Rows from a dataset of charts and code
§ §

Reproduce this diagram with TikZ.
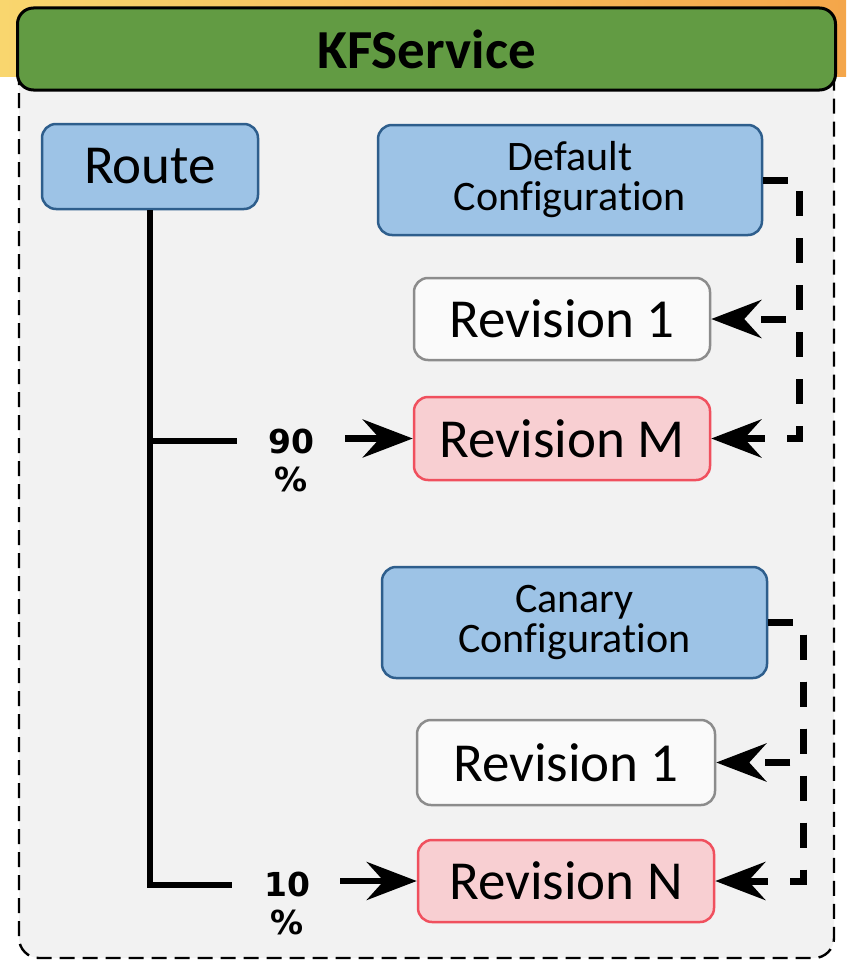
\documentclass[tikz,border=0pt]{standalone}
\usepackage{fontspec}
\setmainfont{Carlito}[Ligatures=NoCommon]
\newfontfamily\pctfont{DejaVu Sans}
\usetikzlibrary{arrows.meta}
\definecolor{cfgblue}{HTML}{9DC3E6}
\definecolor{cfgborder}{HTML}{2E5E8C}
\definecolor{revpink}{HTML}{F8CFD2}
\definecolor{revred}{HTML}{F0505E}
\definecolor{revgray}{HTML}{8C8C8C}
\definecolor{revwhite}{HTML}{FAFAFA}
\definecolor{panelgray}{HTML}{F2F2F2}
\definecolor{hdrgreen}{HTML}{629B43}
\definecolor{bandyellow}{HTML}{F9D66E}
\definecolor{bandorange}{HTML}{F4A64A}
\begin{document}
\begin{tikzpicture}[x=1pt,y=-1pt,
  box/.style={rounded corners=14pt, line width=2.5pt, inner sep=0pt, align=center},
  cfgbox/.style={box, fill=cfgblue, draw=cfgborder},
  revbox/.style={box, fill=revwhite, draw=revgray, font=\fontsize{55}{60}\selectfont},
  hotbox/.style={box, fill=revpink, draw=revred, font=\fontsize{55}{60}\selectfont},
  cfgtext/.style={font=\fontsize{42}{40}\selectfont},
  solidconn/.style={line width=6.5pt},
  tipend/.style={-{Stealth[length=50pt,width=38pt,inset=17pt]}},
  dconn/.style={line width=7pt, dash pattern=on 25pt off 22pt, tipend},
  pct/.style={font=\pctfont\bfseries\fontsize{33}{38}\selectfont, align=center, inner sep=0pt}
]
\fill[white] (0,0) rectangle (846,966);
\shade[left color=bandyellow, right color=bandorange] (0,0) rectangle (846,76);
\useasboundingbox (0,0) rectangle (846,966);

% container
\draw[fill=panelgray, line width=2.4pt, dash pattern=on 15pt off 8pt, rounded corners=20pt]
  (19,50) rectangle (834,958);
% header
\node[fill=hdrgreen, draw=black, line width=3pt, rounded corners=16pt, inner sep=0pt,
      minimum width=818pt, minimum height=82pt,
      font=\bfseries\fontsize{55}{60}\selectfont] (hdr) at (426.5,49) {KFService};

% nodes
\node[cfgbox, minimum width=216pt, minimum height=85pt, font=\fontsize{55}{60}\selectfont]
  (route) at (150,166.5) {Route};
\node[cfgbox, cfgtext, minimum width=384pt, minimum height=110pt]
  (defcfg) at (570,180) {Default\\Configuration};
\node[revbox, minimum width=296pt, minimum height=82pt] (rev1a) at (562,319) {Revision 1};
\node[hotbox, minimum width=296pt, minimum height=83pt] (revM) at (562,438.5) {Revision M};
\node[cfgbox, cfgtext, minimum width=385pt, minimum height=111pt]
  (cancfg) at (574.5,622.5) {Canary\\Configuration};
\node[revbox, minimum width=298pt, minimum height=85pt] (rev1b) at (566,762.5) {Revision 1};
\node[hotbox, minimum width=296pt, minimum height=82pt] (revN) at (566,881) {Revision N};

% percentage labels
\node[pct] (p90) at (291,460) {90\\\%};
\node[pct] (p10) at (287,903) {10\\\%};

% route connectors
\coordinate (j90) at (237,441);
\coordinate (j10) at (232,885);
\draw[solidconn] (route.south) |- (j10);
\draw[solidconn] (route.south) |- (j90);
\coordinate (a90) at (345,438.5);
\coordinate (a10) at (340,881);
\draw[solidconn, tipend] (a90) -- (revM.west);
\draw[solidconn, tipend] (a10) -- (revN.west);

% configuration connectors
\draw[dconn] (defcfg.east) -- ++(36,0) |- (revM.east);
\draw[dconn] (defcfg.east) -- ++(36,0) |- (rev1a.east);
\draw[dconn] (cancfg.east) -- ++(35,0) |- (revN.east);
\draw[dconn] (cancfg.east) -- ++(35,0) |- (rev1b.east);
\end{tikzpicture}
\end{document}
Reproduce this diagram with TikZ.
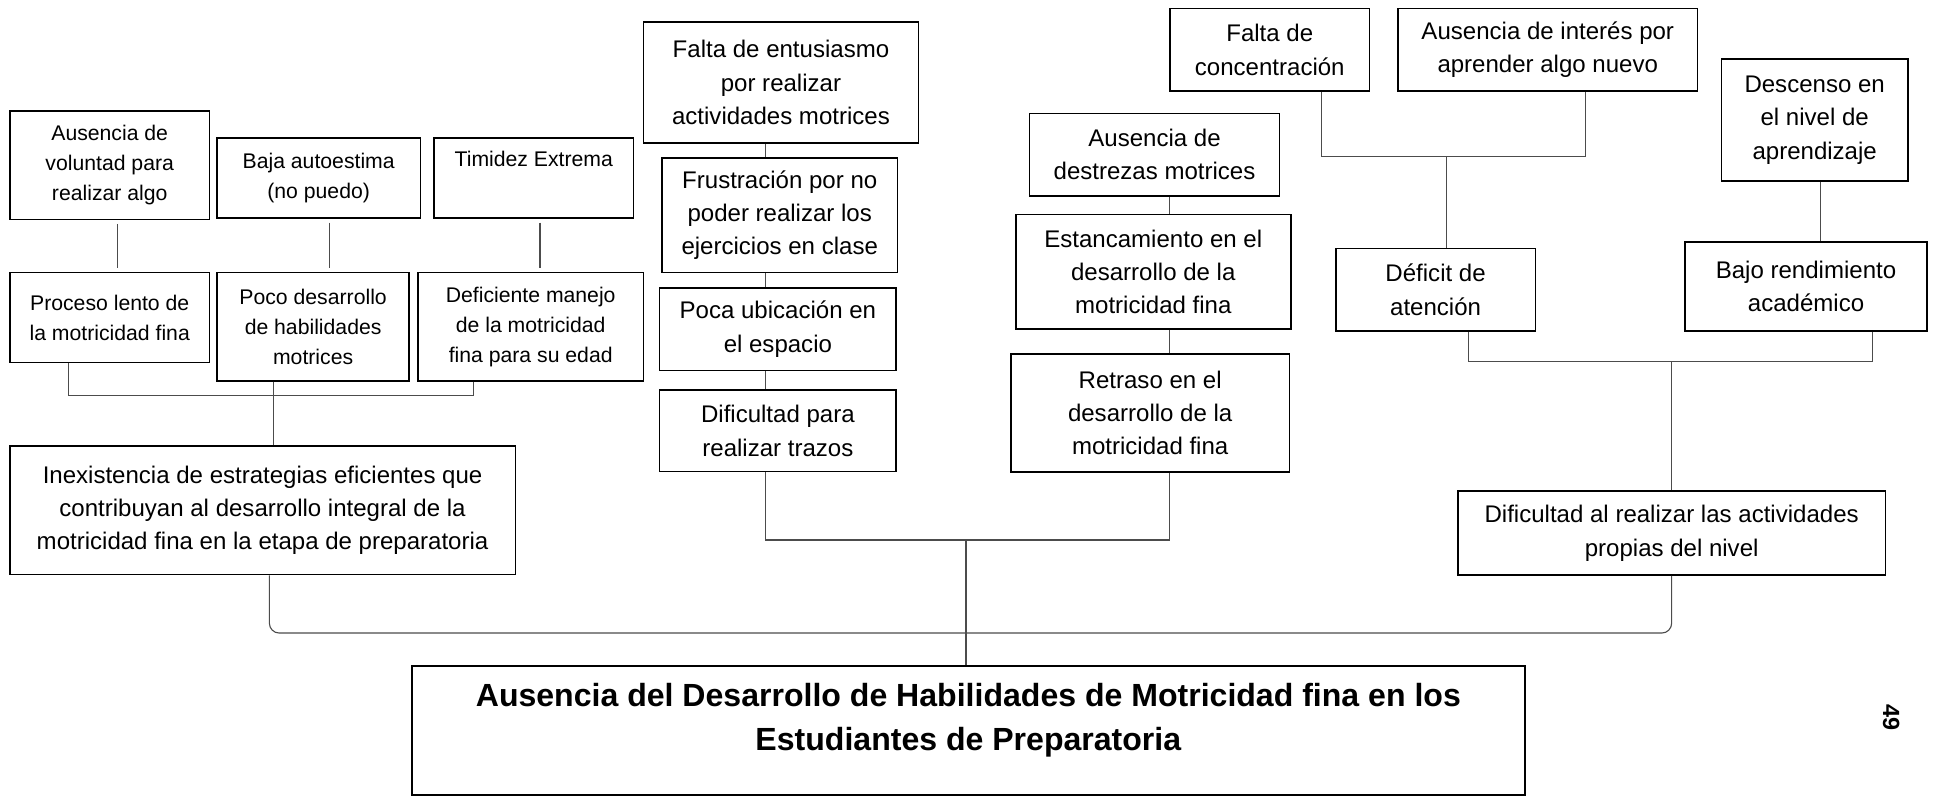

§ §

Task directions
The records above are to be reproduced exactly; the pictures are to be left out.

Output below
Reproduce this diagram with TikZ.
\documentclass[tikz,border=0pt]{standalone}
\usepackage{fontspec}
\setmainfont{Carlito}[Ligatures=NoCommon]
\newfontfamily\pctfont{DejaVu Sans}
\usetikzlibrary{arrows.meta}
\definecolor{cfgblue}{HTML}{9DC3E6}
\definecolor{cfgborder}{HTML}{2E5E8C}
\definecolor{revpink}{HTML}{F8CFD2}
\definecolor{revred}{HTML}{F0505E}
\definecolor{revgray}{HTML}{8C8C8C}
\definecolor{revwhite}{HTML}{FAFAFA}
\definecolor{panelgray}{HTML}{F2F2F2}
\definecolor{hdrgreen}{HTML}{629B43}
\definecolor{bandyellow}{HTML}{F9D66E}
\definecolor{bandorange}{HTML}{F4A64A}
\begin{document}
\begin{tikzpicture}[x=1pt,y=-1pt,
  box/.style={rounded corners=14pt, line width=2.5pt, inner sep=0pt, align=center},
  cfgbox/.style={box, fill=cfgblue, draw=cfgborder},
  revbox/.style={box, fill=revwhite, draw=revgray, font=\fontsize{55}{60}\selectfont},
  hotbox/.style={box, fill=revpink, draw=revred, font=\fontsize{55}{60}\selectfont},
  cfgtext/.style={font=\fontsize{42}{40}\selectfont},
  solidconn/.style={line width=6.5pt},
  tipend/.style={-{Stealth[length=50pt,width=38pt,inset=17pt]}},
  dconn/.style={line width=7pt, dash pattern=on 25pt off 22pt, tipend},
  pct/.style={font=\pctfont\bfseries\fontsize{33}{38}\selectfont, align=center, inner sep=0pt}
]
\fill[white] (0,0) rectangle (846,966);
\shade[left color=bandyellow, right color=bandorange] (0,0) rectangle (846,76);
\useasboundingbox (0,0) rectangle (846,966);

% container
\draw[fill=panelgray, line width=2.4pt, dash pattern=on 15pt off 8pt, rounded corners=20pt]
  (19,50) rectangle (834,958);
% header
\node[fill=hdrgreen, draw=black, line width=3pt, rounded corners=16pt, inner sep=0pt,
      minimum width=818pt, minimum height=82pt,
      font=\bfseries\fontsize{55}{60}\selectfont] (hdr) at (426.5,49) {KFService};

% nodes
\node[cfgbox, minimum width=216pt, minimum height=85pt, font=\fontsize{55}{60}\selectfont]
  (route) at (150,166.5) {Route};
\node[cfgbox, cfgtext, minimum width=384pt, minimum height=110pt]
  (defcfg) at (570,180) {Default\\Configuration};
\node[revbox, minimum width=296pt, minimum height=82pt] (rev1a) at (562,319) {Revision 1};
\node[hotbox, minimum width=296pt, minimum height=83pt] (revM) at (562,438.5) {Revision M};
\node[cfgbox, cfgtext, minimum width=385pt, minimum height=111pt]
  (cancfg) at (574.5,622.5) {Canary\\Configuration};
\node[revbox, minimum width=298pt, minimum height=85pt] (rev1b) at (566,762.5) {Revision 1};
\node[hotbox, minimum width=296pt, minimum height=82pt] (revN) at (566,881) {Revision N};

% percentage labels
\node[pct] (p90) at (291,460) {90\\\%};
\node[pct] (p10) at (287,903) {10\\\%};

% route connectors
\coordinate (j90) at (237,441);
\coordinate (j10) at (232,885);
\draw[solidconn] (route.south) |- (j10);
\draw[solidconn] (route.south) |- (j90);
\coordinate (a90) at (345,438.5);
\coordinate (a10) at (340,881);
\draw[solidconn, tipend] (a90) -- (revM.west);
\draw[solidconn, tipend] (a10) -- (revN.west);

% configuration connectors
\draw[dconn] (defcfg.east) -- ++(36,0) |- (revM.east);
\draw[dconn] (defcfg.east) -- ++(36,0) |- (rev1a.east);
\draw[dconn] (cancfg.east) -- ++(35,0) |- (revN.east);
\draw[dconn] (cancfg.east) -- ++(35,0) |- (rev1b.east);
\end{tikzpicture}
\end{document}
Reproduce this diagram with TikZ.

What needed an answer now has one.